**WHAT IS EXPECTED:** Check every line of the entries for "this", and copy the lines that hold it.
+++ DATASET EXTRACT
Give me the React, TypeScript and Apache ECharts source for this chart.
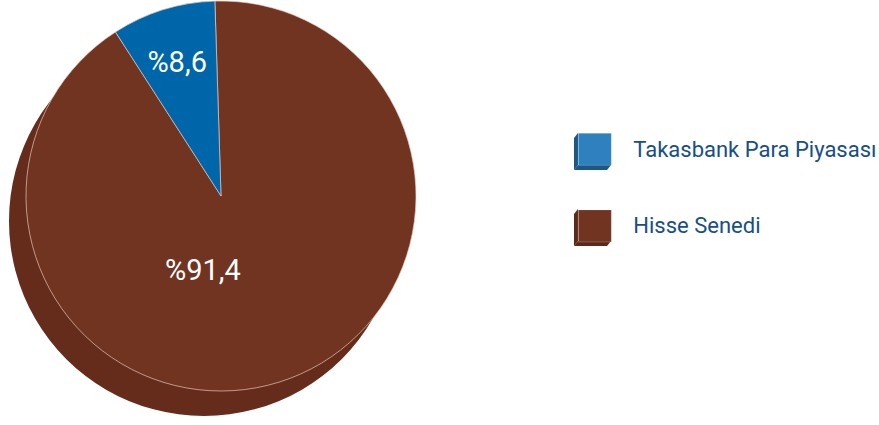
import React, { useEffect, useRef } from "react";
import * as echarts from "echarts";

const categories = ["Hisse Senedi", "Takasbank Para Piyasası"];
const values = [91.4, 8.6];
const sliceColors = ["#703420", "#0066AA"];
const legendOrder = ["Takasbank Para Piyasası", "Hisse Senedi"];
const legendColors = ["#2E80BE", "#703420"];
const legendSideColors = ["#1D5783", "#5C2A1A"];
const labelShift = [
  [-48, -22],
  [-14, -38],
];

export default function App() {
  const ref = useRef<HTMLDivElement>(null);
  useEffect(() => {
    document.body.style.margin = "0";
    const chart = echarts.init(ref.current!, undefined, { renderer: "svg" });
    const r = 195;
    const cx = 221;
    const cy = 196;
    const fmt = (v: number) => "%" + v.toFixed(1).replace(".", ",");
    const cubeGraphics: any[] = [];
    const legendLeft = 578;
    const legendTop = 133;
    const iw = 33;
    const ih = 32;
    const gap = 44;
    legendOrder.forEach((_, i) => {
      const x = legendLeft;
      const y = legendTop + i * (ih + gap);
      cubeGraphics.push({
        type: "polygon",
        shape: {
          points: [
            [x, y],
            [x - 4, y + 5],
            [x - 4, y + ih + 5],
            [x, y + ih],
          ],
        },
        style: { fill: legendSideColors[i] },
        silent: true,
      });
      cubeGraphics.push({
        type: "polygon",
        shape: {
          points: [
            [x, y + ih],
            [x - 4, y + ih + 5],
            [x + iw - 4, y + ih + 5],
            [x + iw, y + ih],
          ],
        },
        style: { fill: legendSideColors[i] },
        silent: true,
      });
    });
    chart.setOption({
      animation: false,
      legend: {
        orient: "vertical",
        left: legendLeft,
        top: legendTop,
        padding: 0,
        itemWidth: iw,
        itemHeight: ih,
        itemGap: gap,
        icon: "rect",
        selectedMode: false,
        data: legendOrder.map((n, i) => ({
          name: n,
          itemStyle: { color: legendColors[i], borderColor: "rgba(255,255,255,0.35)", borderWidth: 0.6 },
        })),
        textStyle: {
          fontFamily: "Roboto",
          fontSize: 22,
          color: "#174E88",
          padding: [3, 0, 0, 17],
        },
      },
      graphic: cubeGraphics,
      series: [
        {
          type: "pie",
          silent: true,
          center: [cx - 17, cy + 25],
          radius: [0, r],
          startAngle: 90,
          label: { show: false },
          labelLine: { show: false },
          itemStyle: { color: "#652C1C", borderWidth: 0 },
          data: [{ name: "_side", value: 1 }],
          z: 1,
        },
        {
          type: "pie",
          center: [cx, cy],
          radius: [0, r],
          startAngle: 91.8,
          clockwise: true,
          z: 2,
          label: {
            show: true,
            position: "inside",
            fontFamily: "Roboto",
            fontSize: 29,
            color: "#ffffff",
            formatter: (p: any) => fmt(p.value),
          },
          labelLayout: (p: any) => ({ dx: labelShift[p.dataIndex][0], dy: labelShift[p.dataIndex][1] }),
          labelLine: { show: false },
          data: categories.map((c, i) => ({
            name: c,
            value: values[i],
            itemStyle: {
              color: sliceColors[i],
              borderColor: "rgba(235,205,190,0.85)",
              borderWidth: 0.8,
            },
          })),
        },
      ],
    });
    return () => chart.dispose();
  }, []);
  return <div ref={ref} style={{ width: 879, height: 425 }} />;
}
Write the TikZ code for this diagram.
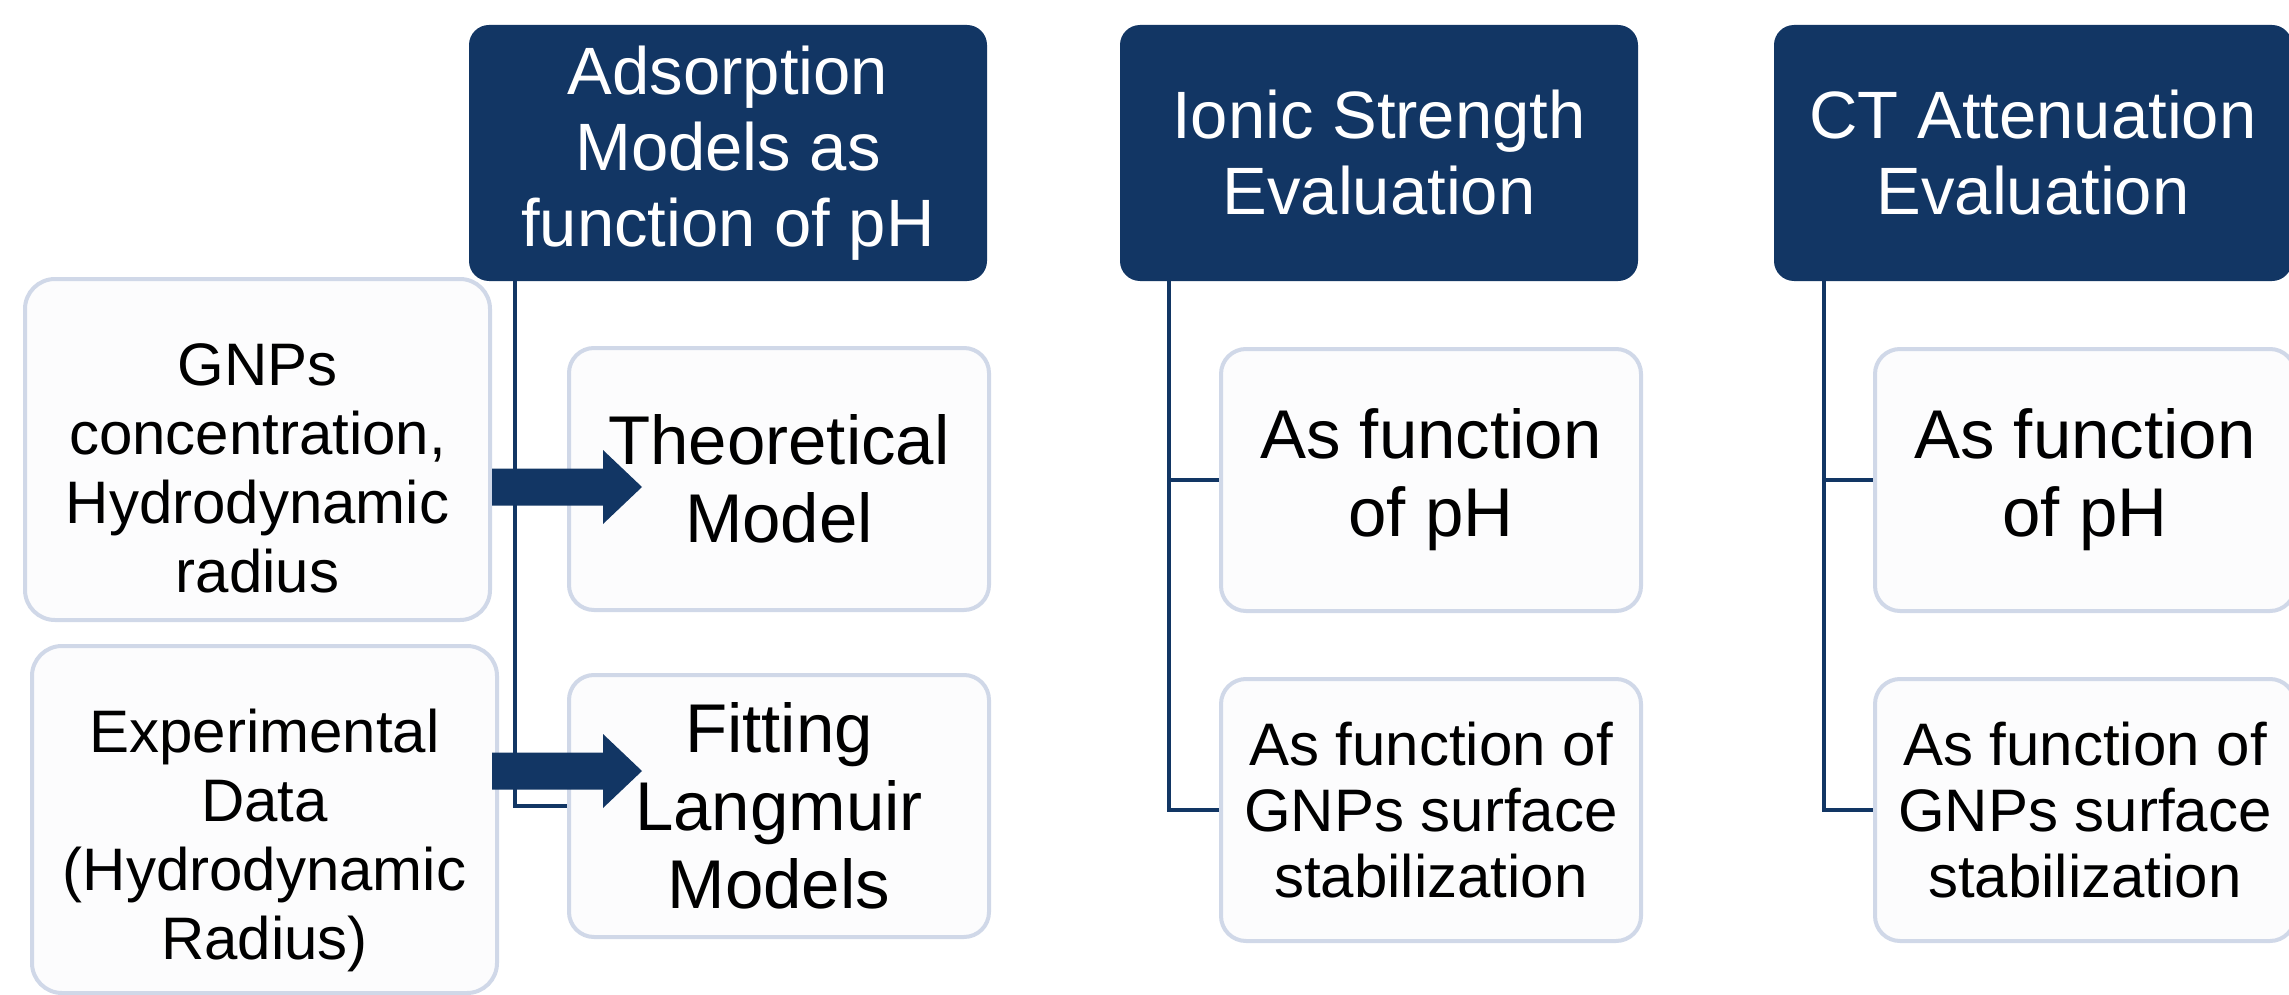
\documentclass[tikz,border=0pt]{standalone}
\usepackage{fontspec}
\setmainfont{Liberation Sans}
\usetikzlibrary{calc}
\definecolor{navy}{RGB}{18,54,100}
\definecolor{boxline}{RGB}{208,216,232}
\definecolor{boxfill}{RGB}{252,252,253}
\tikzset{
  x=1pt, y=-1pt,
  header/.style={fill=navy, draw=none, rounded corners=20pt, text=white, align=center,
    minimum width=518pt, minimum height=256pt, inner sep=0pt,
    font=\fontsize{67}{76}\selectfont},
  child/.style={fill=boxfill, draw=boxline, line width=4pt, rounded corners=25pt, align=center,
    minimum width=420pt, minimum height=262pt, inner sep=0pt,
    font=\fontsize{69}{78}\selectfont},
  childsmall/.style={child, font=\fontsize{60}{66}\selectfont},
  leftbox/.style={fill=boxfill, draw=boxline, line width=4pt, rounded corners=30pt,
    minimum width=465pt, inner sep=0pt},
  lefttext/.style={align=center, inner sep=0pt, font=\fontsize{60}{69}\selectfont},
  conn/.style={draw=navy, line width=3.5pt},
  blockarrow/.style={fill=navy, draw=none}
}
\begin{document}
\begin{tikzpicture}
\useasboundingbox (0,0) rectangle (2289,995);
\fill[white] (0,0) rectangle (2289,995);

% headers
\node[header] (h1) at (728,153) {Adsorption\\Models as\\function of pH};
\node[header] (h2) at (1379,153) {Ionic Strength\\Evaluation};
\node[header] (h3) at (2033,153) {CT Attenuation\\Evaluation};

% child boxes
\node[child] (t1) at (779,479) {Theoretical\\Model};
\node[child] (f1) at (779,806) {Fitting\\Langmuir\\Models};
\node[child] (c2a) at (1431,480) {As function\\of pH};
\node[childsmall] (c2b) at (1431,810) {As function of\\GNPs surface\\stabilization};
\node[child] (c3a) at (2085,480) {As function\\of pH};
\node[childsmall] (c3b) at (2085,810) {As function of\\GNPs surface\\stabilization};

% left boxes
\node[leftbox, minimum height=341pt] (l1) at (257.5,449.5) {};
\node[lefttext] (l1t) at ([yshift=-19pt]l1.center) {GNPs\\concentration,\\Hydrodynamic\\radius};
\node[leftbox, minimum height=347pt] (l2) at (264.5,819.5) {};
\node[lefttext] (l2t) at ([yshift=-21pt]l2.center) {Experimental\\Data\\(Hydrodynamic\\Radius)};

% connectors
\draw[conn] ([xshift=-213pt]h1.south) |- (t1.west);
\draw[conn] ([xshift=-213pt]h1.south) |- (f1.west);
\draw[conn] ([xshift=-210pt]h2.south) |- (c2a.west);
\draw[conn] ([xshift=-210pt]h2.south) |- (c2b.west);
\draw[conn] ([xshift=-209pt]h3.south) |- (c3a.west);
\draw[conn] ([xshift=-209pt]h3.south) |- (c3b.west);

% block arrows
\coordinate (a1s) at (l1.east |- 0,487);
\coordinate (a1e) at (642,487);
\fill[blockarrow] ($(a1s)+(0,-18.5)$) -- ($(a1e)+(-39,-18.5)$) -- ($(a1e)+(-39,-37)$) -- (a1e)
  -- ($(a1e)+(-39,37)$) -- ($(a1e)+(-39,18.5)$) -- ($(a1s)+(0,18.5)$) -- cycle;
\coordinate (a2s) at (l1.east |- 0,771);
\coordinate (a2e) at (642,771);
\fill[blockarrow] ($(a2s)+(0,-18.5)$) -- ($(a2e)+(-39,-18.5)$) -- ($(a2e)+(-39,-37)$) -- (a2e)
  -- ($(a2e)+(-39,37)$) -- ($(a2e)+(-39,18.5)$) -- ($(a2s)+(0,18.5)$) -- cycle;
\end{tikzpicture}
\end{document}
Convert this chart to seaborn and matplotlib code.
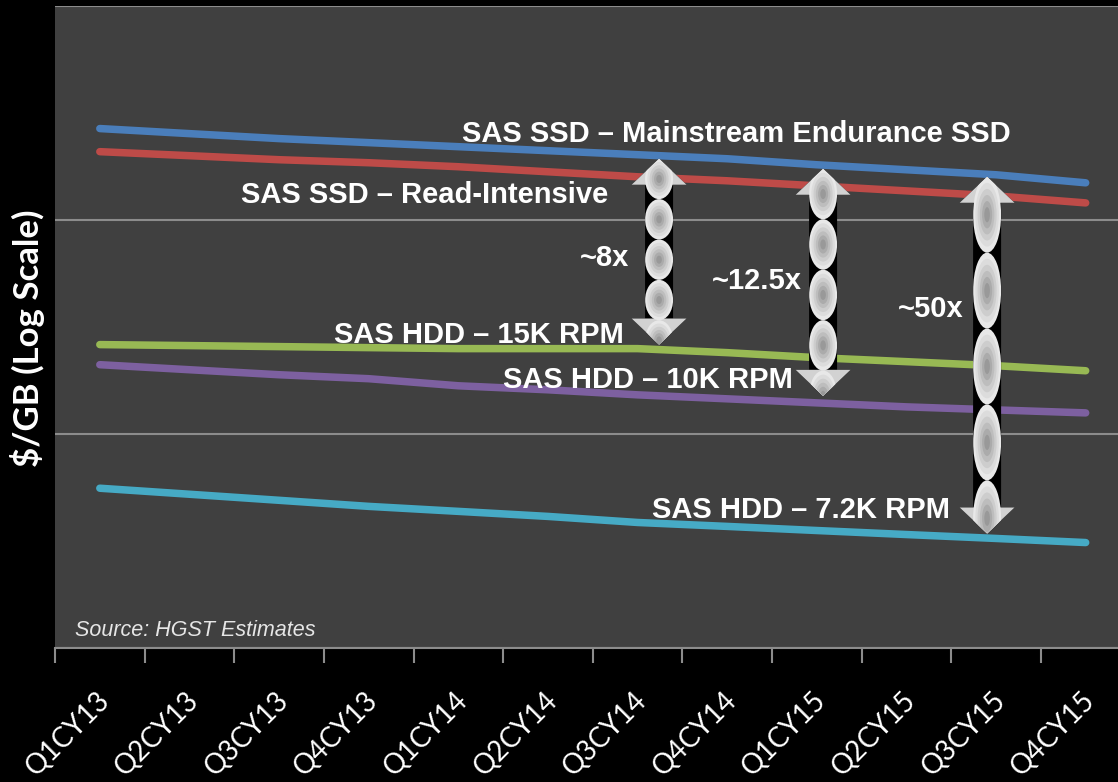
import numpy as np
import pandas as pd
import matplotlib
matplotlib.use("Agg")
import matplotlib.pyplot as plt
from matplotlib.patches import Polygon, Ellipse
from matplotlib.transforms import IdentityTransform, ScaledTranslation
from matplotlib.ticker import FixedLocator, NullLocator, NullFormatter
import seaborn as sns

# ---- data: $/GB estimates per quarter (log scale) ----
quarters = ["Q1CY13", "Q2CY13", "Q3CY13", "Q4CY13",
            "Q1CY14", "Q2CY14", "Q3CY14", "Q4CY14",
            "Q1CY15", "Q2CY15", "Q3CY15", "Q4CY15"]

ssd_mainstream = [2.675, 2.533, 2.401, 2.299, 2.201, 2.108, 2.019, 1.933, 1.812, 1.717, 1.627, 1.492]
ssd_read_int = [2.086, 1.998, 1.913, 1.852, 1.774, 1.680, 1.592, 1.525, 1.444, 1.368, 1.296, 1.202]
hdd_15k = [0.2617, 0.2589, 0.2561, 0.2533, 0.2506, 0.2506, 0.2506, 0.2400, 0.2274, 0.2178, 0.2085, 0.1975]
hdd_10k = [0.2108, 0.1997, 0.1892, 0.1813, 0.1680, 0.1609, 0.1524, 0.1460, 0.1398, 0.1339, 0.1296, 0.1255]
hdd_7k2 = [0.0558, 0.0523, 0.0490, 0.0459, 0.0435, 0.0412, 0.0386, 0.0370, 0.0354, 0.0339, 0.0325, 0.0311]

series_names = ["SAS SSD – Mainstream Endurance SSD", "SAS SSD – Read-Intensive",
                "SAS HDD – 15K RPM", "SAS HDD – 10K RPM", "SAS HDD – 7.2K RPM"]
series_values = [ssd_mainstream, ssd_read_int, hdd_15k, hdd_10k, hdd_7k2]
series_colors = ["#4A7EBB", "#BE4B48", "#98B954", "#7D60A0", "#46AAC5"]

df = pd.concat(
    [pd.DataFrame({"pos": np.arange(len(quarters)), "quarter": quarters,
                   "cost": vals, "series": name})
     for name, vals in zip(series_names, series_values)],
    ignore_index=True)

# ---- styling ----
sns.set_theme(style="dark")
plt.rcParams["font.family"] = ["Liberation Sans", "DejaVu Sans"]

W, H = 1118, 782
fig = plt.figure(figsize=(W / 100, H / 100), dpi=100, facecolor="black")
ax = fig.add_axes([55 / W, 134 / H, 1075.5 / W, 642 / H])
ax.set_facecolor("#404040")

ax.set_yscale("log")
ax.set_ylim(0.01, 10)
ax.set_xlim(-0.5, len(quarters) - 0.5)

sns.lineplot(data=df, x="pos", y="cost", hue="series", hue_order=series_names,
             palette=dict(zip(series_names, series_colors)), linewidth=5.4,
             legend=False, sort=False, solid_capstyle="round", ax=ax, zorder=3)

grid_c = "#8C8C8C"
ax.set_xlabel("")
ax.set_ylabel("")
for side in ["left", "right", "top"]:
    ax.spines[side].set_visible(False)
ax.spines["bottom"].set_visible(True)
ax.spines["bottom"].set_color(grid_c)
ax.spines["bottom"].set_linewidth(1.5)

ax.yaxis.set_major_locator(FixedLocator([0.01, 0.1, 1, 10]))
ax.yaxis.set_minor_locator(NullLocator())
ax.yaxis.set_major_formatter(NullFormatter())
ax.tick_params(axis="y", length=0)
ax.yaxis.grid(True, color=grid_c, linewidth=1.5)
ax.xaxis.grid(False)

ax.xaxis.set_major_locator(FixedLocator(np.arange(len(quarters))))
ax.set_xticklabels(quarters, rotation=45, ha="right", va="top",
                   rotation_mode="anchor", color="white", fontsize=20,
                   family=["Lato", "DejaVu Sans"])
ax.tick_params(axis="x", which="major", length=0, pad=28)
shift = ScaledTranslation(-4 / 100, 0, fig.dpi_scale_trans)
for lbl in ax.get_xticklabels():
    lbl.set_transform(lbl.get_transform() + shift)
ax.xaxis.set_minor_locator(FixedLocator(np.arange(len(quarters) + 1) - 0.5))
ax.tick_params(axis="x", which="minor", length=11, width=1.5, color=grid_c,
               direction="out", bottom=True)

fig.text(28 / W, 1 - 338 / H, "$/GB (Log Scale)", rotation=90, ha="center",
         va="center", color="white", fontsize=25, fontweight="bold",
         family=["Lato", "DejaVu Sans"])

# ---- series labels ----
lab_kw = dict(color="white", fontsize=21, fontweight="bold", va="baseline", zorder=6)
ax.text(4.04, 2.323, series_names[0], ha="left", **lab_kw)
ax.text(1.576, 1.202, series_names[1], ha="left", **lab_kw)
ax.text(2.614, 0.2675, series_names[2], ha="left", **lab_kw)
ax.text(4.50, 0.1644, series_names[3], ha="left", **lab_kw)
ax.text(6.163, 0.0403, series_names[4], ha="left", **lab_kw)

ax.text(5.906, 0.608, "~8x", ha="right", **lab_kw)
ax.text(7.837, 0.4744, "~12.5x", ha="right", **lab_kw)
ax.text(9.634, 0.3504, "~50x", ha="right", **lab_kw)

ax.text(-0.277, 0.01138, "Source: HGST Estimates", ha="left", va="baseline",
        color="#E6E6E6", fontsize=15.5, style="italic", zorder=6)


# ---- decorative double-headed arrows ----
def double_arrow(x, y_top, y_bot, shaft_w=28, head_w=55, head_len=26, n_tiles=4.6):
    X, Yt = ax.transData.transform((x, y_top))
    _, Yb = ax.transData.transform((x, y_bot))
    hs, hh = shaft_w / 2, head_w / 2
    pts = [(X, Yt), (X + hh, Yt - head_len), (X + hs, Yt - head_len),
           (X + hs, Yb + head_len), (X + hh, Yb + head_len), (X, Yb),
           (X - hh, Yb + head_len), (X - hs, Yb + head_len),
           (X - hs, Yt - head_len), (X - hh, Yt - head_len)]
    ident = IdentityTransform()
    outline = Polygon(pts, closed=True, transform=ident, fc="black", ec="none", zorder=5)
    ax.add_patch(outline)
    for tip, sgn in [(Yt, -1), (Yb, 1)]:
        tri = Polygon([(X, tip), (X + hh, tip + sgn * head_len), (X - hh, tip + sgn * head_len)],
                      closed=True, transform=ident, fc="#D2D2D2", ec="none", zorder=5)
        ax.add_patch(tri)
    tile_h = (Yt - Yb) / n_tiles
    shades = ["#E8E8E8", "#DCDCDC", "#CDCDCD", "#BDBDBD", "#ABABAB", "#999999"]
    yc = Yt - tile_h / 2
    while yc - tile_h / 2 > Yb - tile_h:
        for k, c in enumerate(shades):
            f = 1 - k * 0.16
            e = Ellipse((X, yc), shaft_w * f, tile_h * f, transform=ident,
                        fc=c, ec="none", zorder=5.1)
            ax.add_patch(e)
            e.set_clip_path(outline)
        yc -= tile_h


double_arrow(6.24, 1.933, 0.262, n_tiles=4.6)
double_arrow(8.07, 1.735, 0.1508, n_tiles=4.5)
double_arrow(9.90, 1.592, 0.0343, n_tiles=4.7)

fig.savefig("out.png", dpi=100, facecolor="black")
++++++
**REPLY TO THE TASK:**
Give me the React, TypeScript and Apache ECharts source for this chart.
Write the TikZ code for this diagram.
Convert this chart to seaborn and matplotlib code.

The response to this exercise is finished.